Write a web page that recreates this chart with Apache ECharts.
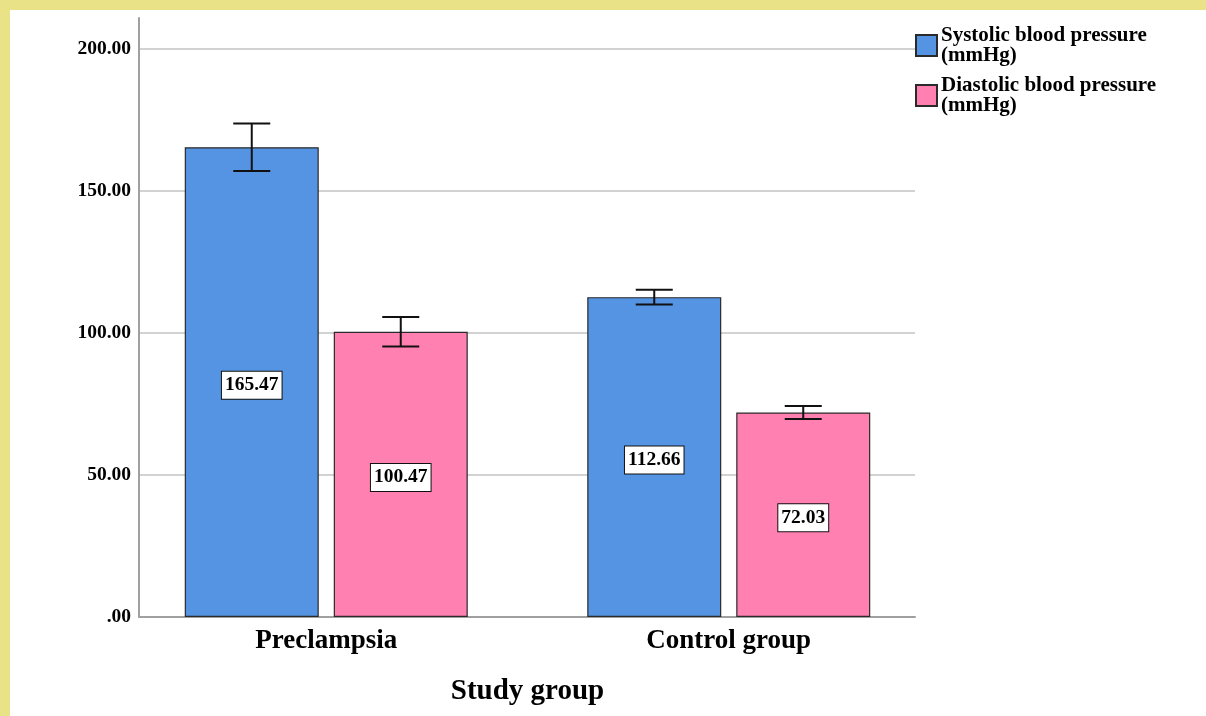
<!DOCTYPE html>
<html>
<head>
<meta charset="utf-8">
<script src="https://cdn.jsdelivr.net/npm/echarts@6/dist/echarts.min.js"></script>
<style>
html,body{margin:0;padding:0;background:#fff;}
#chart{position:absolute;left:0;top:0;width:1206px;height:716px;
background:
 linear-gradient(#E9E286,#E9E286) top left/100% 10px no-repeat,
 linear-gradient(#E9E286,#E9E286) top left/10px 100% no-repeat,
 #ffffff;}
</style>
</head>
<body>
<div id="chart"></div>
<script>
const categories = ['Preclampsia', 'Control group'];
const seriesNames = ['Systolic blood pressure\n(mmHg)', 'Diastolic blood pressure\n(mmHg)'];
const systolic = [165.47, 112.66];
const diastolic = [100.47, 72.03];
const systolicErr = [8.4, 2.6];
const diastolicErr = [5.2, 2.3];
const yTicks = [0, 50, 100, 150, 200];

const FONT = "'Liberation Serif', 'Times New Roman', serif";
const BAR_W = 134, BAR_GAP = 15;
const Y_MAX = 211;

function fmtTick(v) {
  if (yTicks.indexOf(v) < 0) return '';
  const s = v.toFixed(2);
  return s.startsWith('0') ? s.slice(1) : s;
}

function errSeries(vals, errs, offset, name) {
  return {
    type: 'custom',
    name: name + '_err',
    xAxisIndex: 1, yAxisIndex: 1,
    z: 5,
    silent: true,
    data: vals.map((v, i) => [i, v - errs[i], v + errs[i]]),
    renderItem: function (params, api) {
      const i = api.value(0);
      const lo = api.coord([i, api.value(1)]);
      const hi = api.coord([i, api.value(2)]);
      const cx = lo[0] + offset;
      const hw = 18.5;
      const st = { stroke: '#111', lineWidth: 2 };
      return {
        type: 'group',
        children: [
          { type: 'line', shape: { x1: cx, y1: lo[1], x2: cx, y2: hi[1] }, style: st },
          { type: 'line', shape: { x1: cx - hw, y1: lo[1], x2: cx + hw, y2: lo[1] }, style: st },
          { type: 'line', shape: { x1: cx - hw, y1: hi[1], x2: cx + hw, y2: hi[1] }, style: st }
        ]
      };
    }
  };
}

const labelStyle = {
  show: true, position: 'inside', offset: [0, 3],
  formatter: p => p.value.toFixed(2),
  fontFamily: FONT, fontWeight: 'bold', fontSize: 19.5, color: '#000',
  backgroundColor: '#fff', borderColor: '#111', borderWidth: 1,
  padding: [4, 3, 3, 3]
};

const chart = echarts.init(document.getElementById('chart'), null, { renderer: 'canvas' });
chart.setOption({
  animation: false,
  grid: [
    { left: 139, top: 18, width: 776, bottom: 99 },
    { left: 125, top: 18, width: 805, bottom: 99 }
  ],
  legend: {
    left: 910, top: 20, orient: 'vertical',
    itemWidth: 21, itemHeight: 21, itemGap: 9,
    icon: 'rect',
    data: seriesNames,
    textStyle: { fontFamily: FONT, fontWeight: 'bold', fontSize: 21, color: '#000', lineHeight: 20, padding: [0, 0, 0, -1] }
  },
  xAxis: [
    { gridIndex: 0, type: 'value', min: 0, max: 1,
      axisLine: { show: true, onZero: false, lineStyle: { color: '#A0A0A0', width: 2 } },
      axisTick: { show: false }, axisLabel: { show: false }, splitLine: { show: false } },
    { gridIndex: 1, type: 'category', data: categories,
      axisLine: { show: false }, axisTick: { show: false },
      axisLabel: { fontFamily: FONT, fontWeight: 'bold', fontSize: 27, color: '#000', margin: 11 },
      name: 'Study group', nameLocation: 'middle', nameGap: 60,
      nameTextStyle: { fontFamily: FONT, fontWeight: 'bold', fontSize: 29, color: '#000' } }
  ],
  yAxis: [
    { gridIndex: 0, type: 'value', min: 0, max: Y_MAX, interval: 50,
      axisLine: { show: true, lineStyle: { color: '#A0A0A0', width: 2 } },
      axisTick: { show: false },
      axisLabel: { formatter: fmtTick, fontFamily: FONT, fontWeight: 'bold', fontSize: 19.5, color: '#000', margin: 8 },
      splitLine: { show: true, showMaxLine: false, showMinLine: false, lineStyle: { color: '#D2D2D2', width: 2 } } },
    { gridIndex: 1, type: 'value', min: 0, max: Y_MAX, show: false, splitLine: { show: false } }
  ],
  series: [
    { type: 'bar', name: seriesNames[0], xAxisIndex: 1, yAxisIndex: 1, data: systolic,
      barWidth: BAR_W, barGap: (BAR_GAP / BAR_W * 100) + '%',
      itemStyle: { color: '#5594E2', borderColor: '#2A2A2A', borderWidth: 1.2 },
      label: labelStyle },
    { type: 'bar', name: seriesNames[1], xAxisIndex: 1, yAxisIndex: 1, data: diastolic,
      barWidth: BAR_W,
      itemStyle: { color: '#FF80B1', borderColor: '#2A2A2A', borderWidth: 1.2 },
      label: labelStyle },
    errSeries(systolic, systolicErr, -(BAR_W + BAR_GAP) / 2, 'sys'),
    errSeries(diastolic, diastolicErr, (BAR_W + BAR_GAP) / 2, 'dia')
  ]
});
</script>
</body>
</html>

◇ ◇ ◇

Reproduce each line exactly as it appears, omitting the pictures.

» **CORRECT RESULT**:
Write a web page that recreates this chart with Apache ECharts.
<!DOCTYPE html>
<html>
<head>
<meta charset="utf-8">
<script src="https://cdn.jsdelivr.net/npm/echarts@6/dist/echarts.min.js"></script>
<style>
html,body{margin:0;padding:0;background:#fff;}
#chart{position:absolute;left:0;top:0;width:1206px;height:716px;
background:
 linear-gradient(#E9E286,#E9E286) top left/100% 10px no-repeat,
 linear-gradient(#E9E286,#E9E286) top left/10px 100% no-repeat,
 #ffffff;}
</style>
</head>
<body>
<div id="chart"></div>
<script>
const categories = ['Preclampsia', 'Control group'];
const seriesNames = ['Systolic blood pressure\n(mmHg)', 'Diastolic blood pressure\n(mmHg)'];
const systolic = [165.47, 112.66];
const diastolic = [100.47, 72.03];
const systolicErr = [8.4, 2.6];
const diastolicErr = [5.2, 2.3];
const yTicks = [0, 50, 100, 150, 200];

const FONT = "'Liberation Serif', 'Times New Roman', serif";
const BAR_W = 134, BAR_GAP = 15;
const Y_MAX = 211;

function fmtTick(v) {
  if (yTicks.indexOf(v) < 0) return '';
  const s = v.toFixed(2);
  return s.startsWith('0') ? s.slice(1) : s;
}

function errSeries(vals, errs, offset, name) {
  return {
    type: 'custom',
    name: name + '_err',
    xAxisIndex: 1, yAxisIndex: 1,
    z: 5,
    silent: true,
    data: vals.map((v, i) => [i, v - errs[i], v + errs[i]]),
    renderItem: function (params, api) {
      const i = api.value(0);
      const lo = api.coord([i, api.value(1)]);
      const hi = api.coord([i, api.value(2)]);
      const cx = lo[0] + offset;
      const hw = 18.5;
      const st = { stroke: '#111', lineWidth: 2 };
      return {
        type: 'group',
        children: [
          { type: 'line', shape: { x1: cx, y1: lo[1], x2: cx, y2: hi[1] }, style: st },
          { type: 'line', shape: { x1: cx - hw, y1: lo[1], x2: cx + hw, y2: lo[1] }, style: st },
          { type: 'line', shape: { x1: cx - hw, y1: hi[1], x2: cx + hw, y2: hi[1] }, style: st }
        ]
      };
    }
  };
}

const labelStyle = {
  show: true, position: 'inside', offset: [0, 3],
  formatter: p => p.value.toFixed(2),
  fontFamily: FONT, fontWeight: 'bold', fontSize: 19.5, color: '#000',
  backgroundColor: '#fff', borderColor: '#111', borderWidth: 1,
  padding: [4, 3, 3, 3]
};

const chart = echarts.init(document.getElementById('chart'), null, { renderer: 'canvas' });
chart.setOption({
  animation: false,
  grid: [
    { left: 139, top: 18, width: 776, bottom: 99 },
    { left: 125, top: 18, width: 805, bottom: 99 }
  ],
  legend: {
    left: 910, top: 20, orient: 'vertical',
    itemWidth: 21, itemHeight: 21, itemGap: 9,
    icon: 'rect',
    data: seriesNames,
    textStyle: { fontFamily: FONT, fontWeight: 'bold', fontSize: 21, color: '#000', lineHeight: 20, padding: [0, 0, 0, -1] }
  },
  xAxis: [
    { gridIndex: 0, type: 'value', min: 0, max: 1,
      axisLine: { show: true, onZero: false, lineStyle: { color: '#A0A0A0', width: 2 } },
      axisTick: { show: false }, axisLabel: { show: false }, splitLine: { show: false } },
    { gridIndex: 1, type: 'category', data: categories,
      axisLine: { show: false }, axisTick: { show: false },
      axisLabel: { fontFamily: FONT, fontWeight: 'bold', fontSize: 27, color: '#000', margin: 11 },
      name: 'Study group', nameLocation: 'middle', nameGap: 60,
      nameTextStyle: { fontFamily: FONT, fontWeight: 'bold', fontSize: 29, color: '#000' } }
  ],
  yAxis: [
    { gridIndex: 0, type: 'value', min: 0, max: Y_MAX, interval: 50,
      axisLine: { show: true, lineStyle: { color: '#A0A0A0', width: 2 } },
      axisTick: { show: false },
      axisLabel: { formatter: fmtTick, fontFamily: FONT, fontWeight: 'bold', fontSize: 19.5, color: '#000', margin: 8 },
      splitLine: { show: true, showMaxLine: false, showMinLine: false, lineStyle: { color: '#D2D2D2', width: 2 } } },
    { gridIndex: 1, type: 'value', min: 0, max: Y_MAX, show: false, splitLine: { show: false } }
  ],
  series: [
    { type: 'bar', name: seriesNames[0], xAxisIndex: 1, yAxisIndex: 1, data: systolic,
      barWidth: BAR_W, barGap: (BAR_GAP / BAR_W * 100) + '%',
      itemStyle: { color: '#5594E2', borderColor: '#2A2A2A', borderWidth: 1.2 },
      label: labelStyle },
    { type: 'bar', name: seriesNames[1], xAxisIndex: 1, yAxisIndex: 1, data: diastolic,
      barWidth: BAR_W,
      itemStyle: { color: '#FF80B1', borderColor: '#2A2A2A', borderWidth: 1.2 },
      label: labelStyle },
    errSeries(systolic, systolicErr, -(BAR_W + BAR_GAP) / 2, 'sys'),
    errSeries(diastolic, diastolicErr, (BAR_W + BAR_GAP) / 2, 'dia')
  ]
});
</script>
</body>
</html>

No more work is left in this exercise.